WRITTEN PROBLEM:
Write out the data below in full, unchanged, minus the images.

DATA EXTRACT:
----------------------------------------

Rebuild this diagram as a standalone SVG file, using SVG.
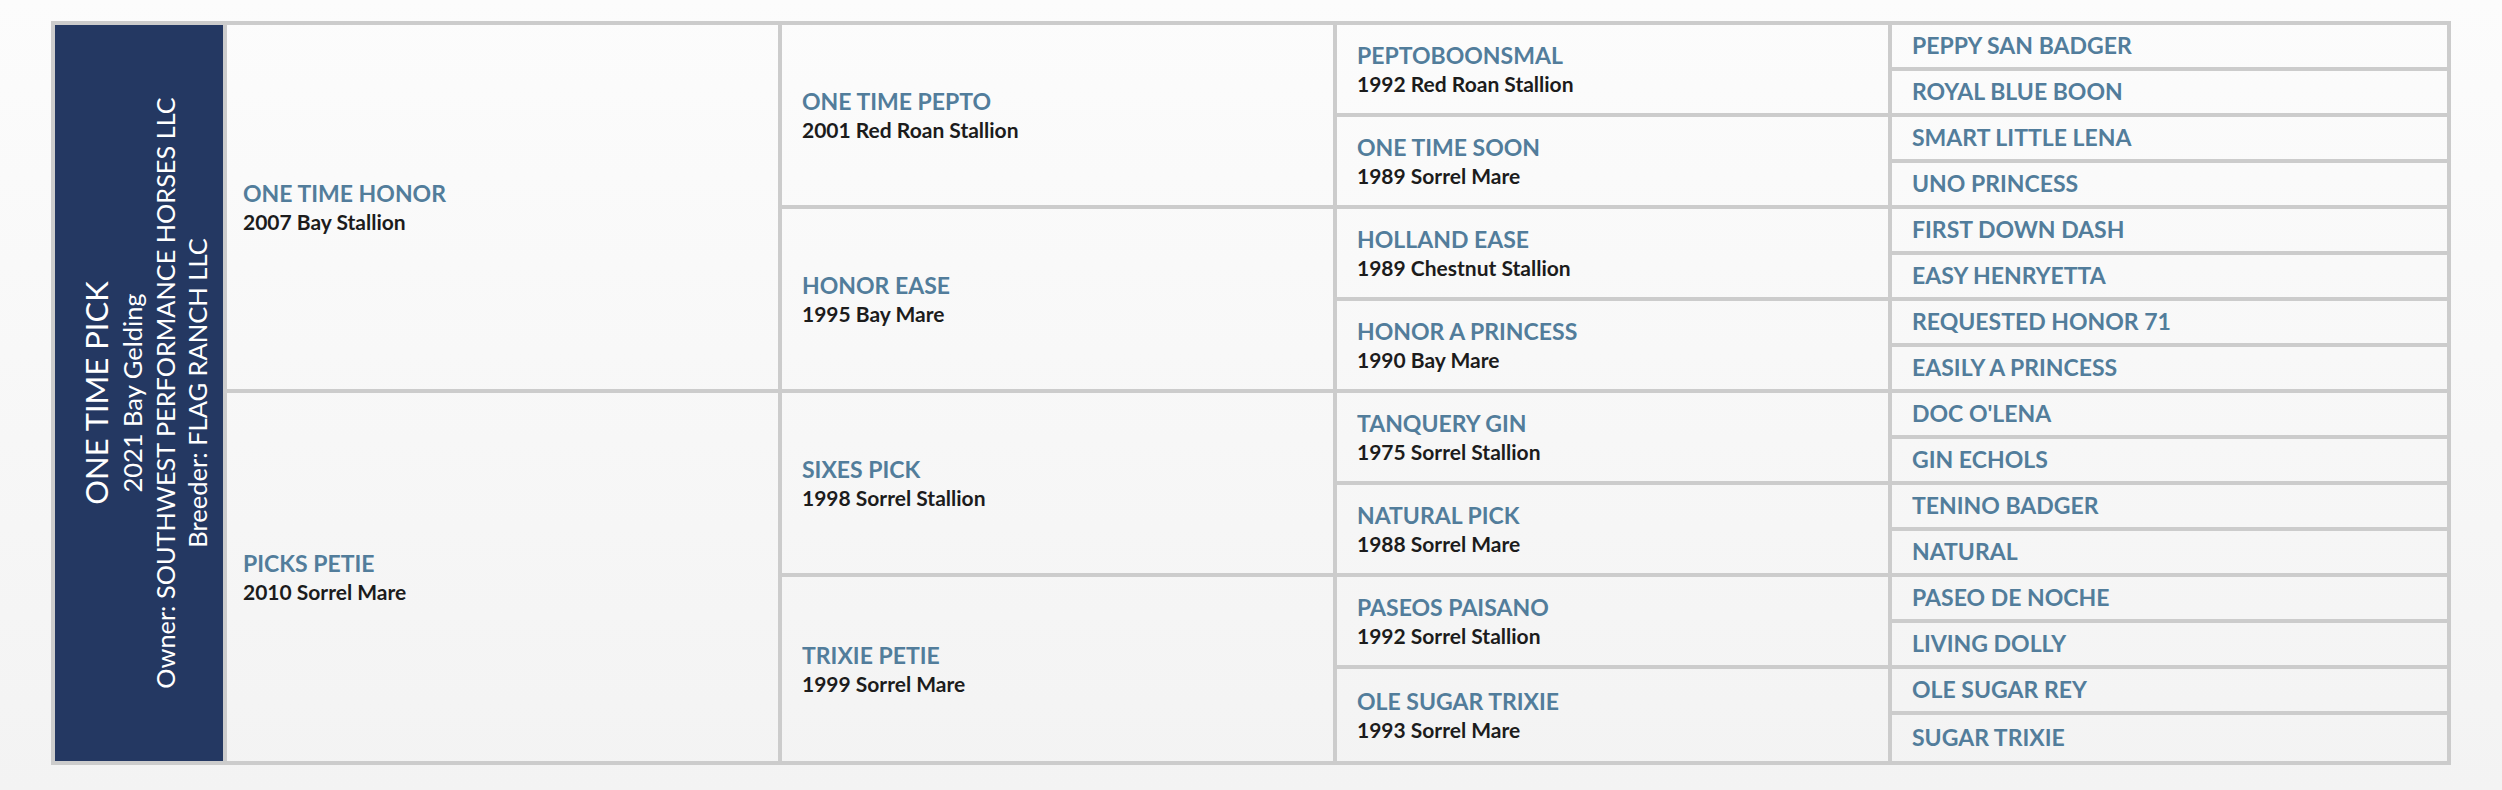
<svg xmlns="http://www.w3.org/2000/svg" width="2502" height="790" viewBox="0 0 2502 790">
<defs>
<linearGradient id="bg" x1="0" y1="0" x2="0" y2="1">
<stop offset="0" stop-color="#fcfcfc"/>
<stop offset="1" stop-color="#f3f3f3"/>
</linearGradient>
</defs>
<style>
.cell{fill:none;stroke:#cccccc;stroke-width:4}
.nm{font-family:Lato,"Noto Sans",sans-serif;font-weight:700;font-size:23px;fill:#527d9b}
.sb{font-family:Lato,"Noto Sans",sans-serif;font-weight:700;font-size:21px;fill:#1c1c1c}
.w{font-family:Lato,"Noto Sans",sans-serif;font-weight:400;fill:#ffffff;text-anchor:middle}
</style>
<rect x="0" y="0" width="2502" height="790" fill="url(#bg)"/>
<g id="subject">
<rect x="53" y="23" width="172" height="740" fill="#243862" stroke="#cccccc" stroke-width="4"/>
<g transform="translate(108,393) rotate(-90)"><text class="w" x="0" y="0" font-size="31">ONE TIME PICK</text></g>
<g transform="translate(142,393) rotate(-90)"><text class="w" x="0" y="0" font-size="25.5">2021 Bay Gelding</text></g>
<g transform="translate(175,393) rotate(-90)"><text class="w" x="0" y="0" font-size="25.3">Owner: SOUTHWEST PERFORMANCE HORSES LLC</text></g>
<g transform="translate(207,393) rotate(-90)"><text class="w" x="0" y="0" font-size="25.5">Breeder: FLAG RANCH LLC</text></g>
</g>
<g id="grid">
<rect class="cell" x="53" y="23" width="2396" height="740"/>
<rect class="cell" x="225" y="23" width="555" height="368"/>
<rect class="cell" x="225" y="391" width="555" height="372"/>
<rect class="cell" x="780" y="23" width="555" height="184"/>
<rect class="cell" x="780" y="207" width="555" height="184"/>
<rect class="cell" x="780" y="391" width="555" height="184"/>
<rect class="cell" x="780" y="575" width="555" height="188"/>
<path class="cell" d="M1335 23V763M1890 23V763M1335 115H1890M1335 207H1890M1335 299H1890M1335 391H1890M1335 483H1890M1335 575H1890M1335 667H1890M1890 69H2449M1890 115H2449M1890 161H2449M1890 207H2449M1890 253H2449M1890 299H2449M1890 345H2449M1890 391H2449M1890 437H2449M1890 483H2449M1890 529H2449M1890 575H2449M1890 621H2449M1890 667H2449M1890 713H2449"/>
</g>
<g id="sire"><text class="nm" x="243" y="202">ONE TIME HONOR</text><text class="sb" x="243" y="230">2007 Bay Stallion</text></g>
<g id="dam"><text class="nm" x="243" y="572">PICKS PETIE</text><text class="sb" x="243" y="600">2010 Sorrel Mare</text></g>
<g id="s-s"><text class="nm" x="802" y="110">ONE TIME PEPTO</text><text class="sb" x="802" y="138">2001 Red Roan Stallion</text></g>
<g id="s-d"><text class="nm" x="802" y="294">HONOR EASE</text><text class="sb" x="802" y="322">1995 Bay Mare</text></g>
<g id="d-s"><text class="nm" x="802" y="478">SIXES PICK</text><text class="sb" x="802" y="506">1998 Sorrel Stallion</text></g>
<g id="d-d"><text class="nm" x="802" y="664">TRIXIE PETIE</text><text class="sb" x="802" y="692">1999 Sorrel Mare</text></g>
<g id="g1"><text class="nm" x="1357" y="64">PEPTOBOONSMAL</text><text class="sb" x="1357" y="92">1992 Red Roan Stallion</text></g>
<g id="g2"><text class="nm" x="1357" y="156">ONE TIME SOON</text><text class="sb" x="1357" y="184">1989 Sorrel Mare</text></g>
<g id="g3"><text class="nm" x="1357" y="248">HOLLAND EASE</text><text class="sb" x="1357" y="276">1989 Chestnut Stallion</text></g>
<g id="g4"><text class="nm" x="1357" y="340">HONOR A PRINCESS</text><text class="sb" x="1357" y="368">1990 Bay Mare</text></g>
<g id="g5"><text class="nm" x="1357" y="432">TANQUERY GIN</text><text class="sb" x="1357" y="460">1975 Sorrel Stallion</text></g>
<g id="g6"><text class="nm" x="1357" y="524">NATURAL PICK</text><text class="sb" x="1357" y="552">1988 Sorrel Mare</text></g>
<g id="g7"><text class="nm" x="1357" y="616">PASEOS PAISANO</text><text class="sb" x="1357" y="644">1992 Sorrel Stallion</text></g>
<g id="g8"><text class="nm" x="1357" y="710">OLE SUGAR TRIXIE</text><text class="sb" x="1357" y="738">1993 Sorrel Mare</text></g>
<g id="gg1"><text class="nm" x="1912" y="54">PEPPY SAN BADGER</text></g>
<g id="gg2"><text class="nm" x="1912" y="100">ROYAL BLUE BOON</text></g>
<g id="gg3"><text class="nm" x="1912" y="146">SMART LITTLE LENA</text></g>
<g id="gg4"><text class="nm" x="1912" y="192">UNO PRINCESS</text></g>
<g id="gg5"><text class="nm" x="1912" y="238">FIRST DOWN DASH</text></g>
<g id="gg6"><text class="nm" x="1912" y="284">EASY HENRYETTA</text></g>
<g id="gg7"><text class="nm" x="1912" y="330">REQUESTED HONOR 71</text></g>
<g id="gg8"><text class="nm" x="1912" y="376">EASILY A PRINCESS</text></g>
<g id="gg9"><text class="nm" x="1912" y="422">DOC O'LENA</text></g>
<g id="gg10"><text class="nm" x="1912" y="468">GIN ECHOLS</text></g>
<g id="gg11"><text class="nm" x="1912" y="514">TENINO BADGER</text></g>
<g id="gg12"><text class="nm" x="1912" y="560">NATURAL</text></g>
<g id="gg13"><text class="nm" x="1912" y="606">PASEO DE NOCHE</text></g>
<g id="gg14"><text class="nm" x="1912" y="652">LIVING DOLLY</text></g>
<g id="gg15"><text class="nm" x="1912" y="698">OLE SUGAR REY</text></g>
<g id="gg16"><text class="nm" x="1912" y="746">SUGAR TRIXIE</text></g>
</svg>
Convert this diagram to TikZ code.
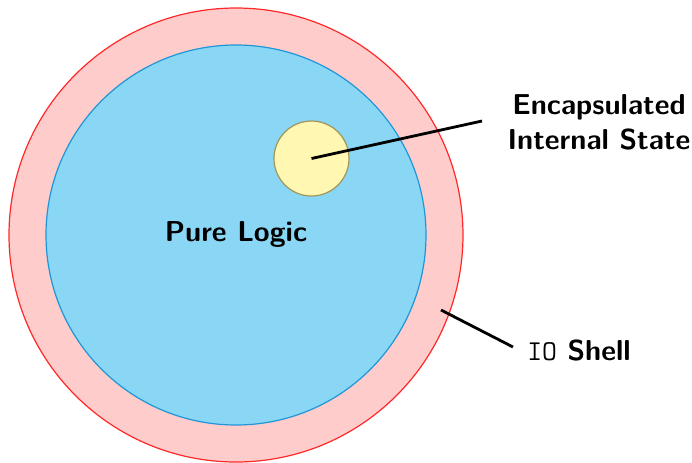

----------------------------------------

ANSWER TO THE TASK:
Rebuild this diagram as a standalone SVG file, using SVG.
<svg xmlns="http://www.w3.org/2000/svg" width="2502" height="790" viewBox="0 0 2502 790">
<defs>
<linearGradient id="bg" x1="0" y1="0" x2="0" y2="1">
<stop offset="0" stop-color="#fcfcfc"/>
<stop offset="1" stop-color="#f3f3f3"/>
</linearGradient>
</defs>
<style>
.cell{fill:none;stroke:#cccccc;stroke-width:4}
.nm{font-family:Lato,"Noto Sans",sans-serif;font-weight:700;font-size:23px;fill:#527d9b}
.sb{font-family:Lato,"Noto Sans",sans-serif;font-weight:700;font-size:21px;fill:#1c1c1c}
.w{font-family:Lato,"Noto Sans",sans-serif;font-weight:400;fill:#ffffff;text-anchor:middle}
</style>
<rect x="0" y="0" width="2502" height="790" fill="url(#bg)"/>
<g id="subject">
<rect x="53" y="23" width="172" height="740" fill="#243862" stroke="#cccccc" stroke-width="4"/>
<g transform="translate(108,393) rotate(-90)"><text class="w" x="0" y="0" font-size="31">ONE TIME PICK</text></g>
<g transform="translate(142,393) rotate(-90)"><text class="w" x="0" y="0" font-size="25.5">2021 Bay Gelding</text></g>
<g transform="translate(175,393) rotate(-90)"><text class="w" x="0" y="0" font-size="25.3">Owner: SOUTHWEST PERFORMANCE HORSES LLC</text></g>
<g transform="translate(207,393) rotate(-90)"><text class="w" x="0" y="0" font-size="25.5">Breeder: FLAG RANCH LLC</text></g>
</g>
<g id="grid">
<rect class="cell" x="53" y="23" width="2396" height="740"/>
<rect class="cell" x="225" y="23" width="555" height="368"/>
<rect class="cell" x="225" y="391" width="555" height="372"/>
<rect class="cell" x="780" y="23" width="555" height="184"/>
<rect class="cell" x="780" y="207" width="555" height="184"/>
<rect class="cell" x="780" y="391" width="555" height="184"/>
<rect class="cell" x="780" y="575" width="555" height="188"/>
<path class="cell" d="M1335 23V763M1890 23V763M1335 115H1890M1335 207H1890M1335 299H1890M1335 391H1890M1335 483H1890M1335 575H1890M1335 667H1890M1890 69H2449M1890 115H2449M1890 161H2449M1890 207H2449M1890 253H2449M1890 299H2449M1890 345H2449M1890 391H2449M1890 437H2449M1890 483H2449M1890 529H2449M1890 575H2449M1890 621H2449M1890 667H2449M1890 713H2449"/>
</g>
<g id="sire"><text class="nm" x="243" y="202">ONE TIME HONOR</text><text class="sb" x="243" y="230">2007 Bay Stallion</text></g>
<g id="dam"><text class="nm" x="243" y="572">PICKS PETIE</text><text class="sb" x="243" y="600">2010 Sorrel Mare</text></g>
<g id="s-s"><text class="nm" x="802" y="110">ONE TIME PEPTO</text><text class="sb" x="802" y="138">2001 Red Roan Stallion</text></g>
<g id="s-d"><text class="nm" x="802" y="294">HONOR EASE</text><text class="sb" x="802" y="322">1995 Bay Mare</text></g>
<g id="d-s"><text class="nm" x="802" y="478">SIXES PICK</text><text class="sb" x="802" y="506">1998 Sorrel Stallion</text></g>
<g id="d-d"><text class="nm" x="802" y="664">TRIXIE PETIE</text><text class="sb" x="802" y="692">1999 Sorrel Mare</text></g>
<g id="g1"><text class="nm" x="1357" y="64">PEPTOBOONSMAL</text><text class="sb" x="1357" y="92">1992 Red Roan Stallion</text></g>
<g id="g2"><text class="nm" x="1357" y="156">ONE TIME SOON</text><text class="sb" x="1357" y="184">1989 Sorrel Mare</text></g>
<g id="g3"><text class="nm" x="1357" y="248">HOLLAND EASE</text><text class="sb" x="1357" y="276">1989 Chestnut Stallion</text></g>
<g id="g4"><text class="nm" x="1357" y="340">HONOR A PRINCESS</text><text class="sb" x="1357" y="368">1990 Bay Mare</text></g>
<g id="g5"><text class="nm" x="1357" y="432">TANQUERY GIN</text><text class="sb" x="1357" y="460">1975 Sorrel Stallion</text></g>
<g id="g6"><text class="nm" x="1357" y="524">NATURAL PICK</text><text class="sb" x="1357" y="552">1988 Sorrel Mare</text></g>
<g id="g7"><text class="nm" x="1357" y="616">PASEOS PAISANO</text><text class="sb" x="1357" y="644">1992 Sorrel Stallion</text></g>
<g id="g8"><text class="nm" x="1357" y="710">OLE SUGAR TRIXIE</text><text class="sb" x="1357" y="738">1993 Sorrel Mare</text></g>
<g id="gg1"><text class="nm" x="1912" y="54">PEPPY SAN BADGER</text></g>
<g id="gg2"><text class="nm" x="1912" y="100">ROYAL BLUE BOON</text></g>
<g id="gg3"><text class="nm" x="1912" y="146">SMART LITTLE LENA</text></g>
<g id="gg4"><text class="nm" x="1912" y="192">UNO PRINCESS</text></g>
<g id="gg5"><text class="nm" x="1912" y="238">FIRST DOWN DASH</text></g>
<g id="gg6"><text class="nm" x="1912" y="284">EASY HENRYETTA</text></g>
<g id="gg7"><text class="nm" x="1912" y="330">REQUESTED HONOR 71</text></g>
<g id="gg8"><text class="nm" x="1912" y="376">EASILY A PRINCESS</text></g>
<g id="gg9"><text class="nm" x="1912" y="422">DOC O'LENA</text></g>
<g id="gg10"><text class="nm" x="1912" y="468">GIN ECHOLS</text></g>
<g id="gg11"><text class="nm" x="1912" y="514">TENINO BADGER</text></g>
<g id="gg12"><text class="nm" x="1912" y="560">NATURAL</text></g>
<g id="gg13"><text class="nm" x="1912" y="606">PASEO DE NOCHE</text></g>
<g id="gg14"><text class="nm" x="1912" y="652">LIVING DOLLY</text></g>
<g id="gg15"><text class="nm" x="1912" y="698">OLE SUGAR REY</text></g>
<g id="gg16"><text class="nm" x="1912" y="746">SUGAR TRIXIE</text></g>
</svg>
Convert this diagram to TikZ code.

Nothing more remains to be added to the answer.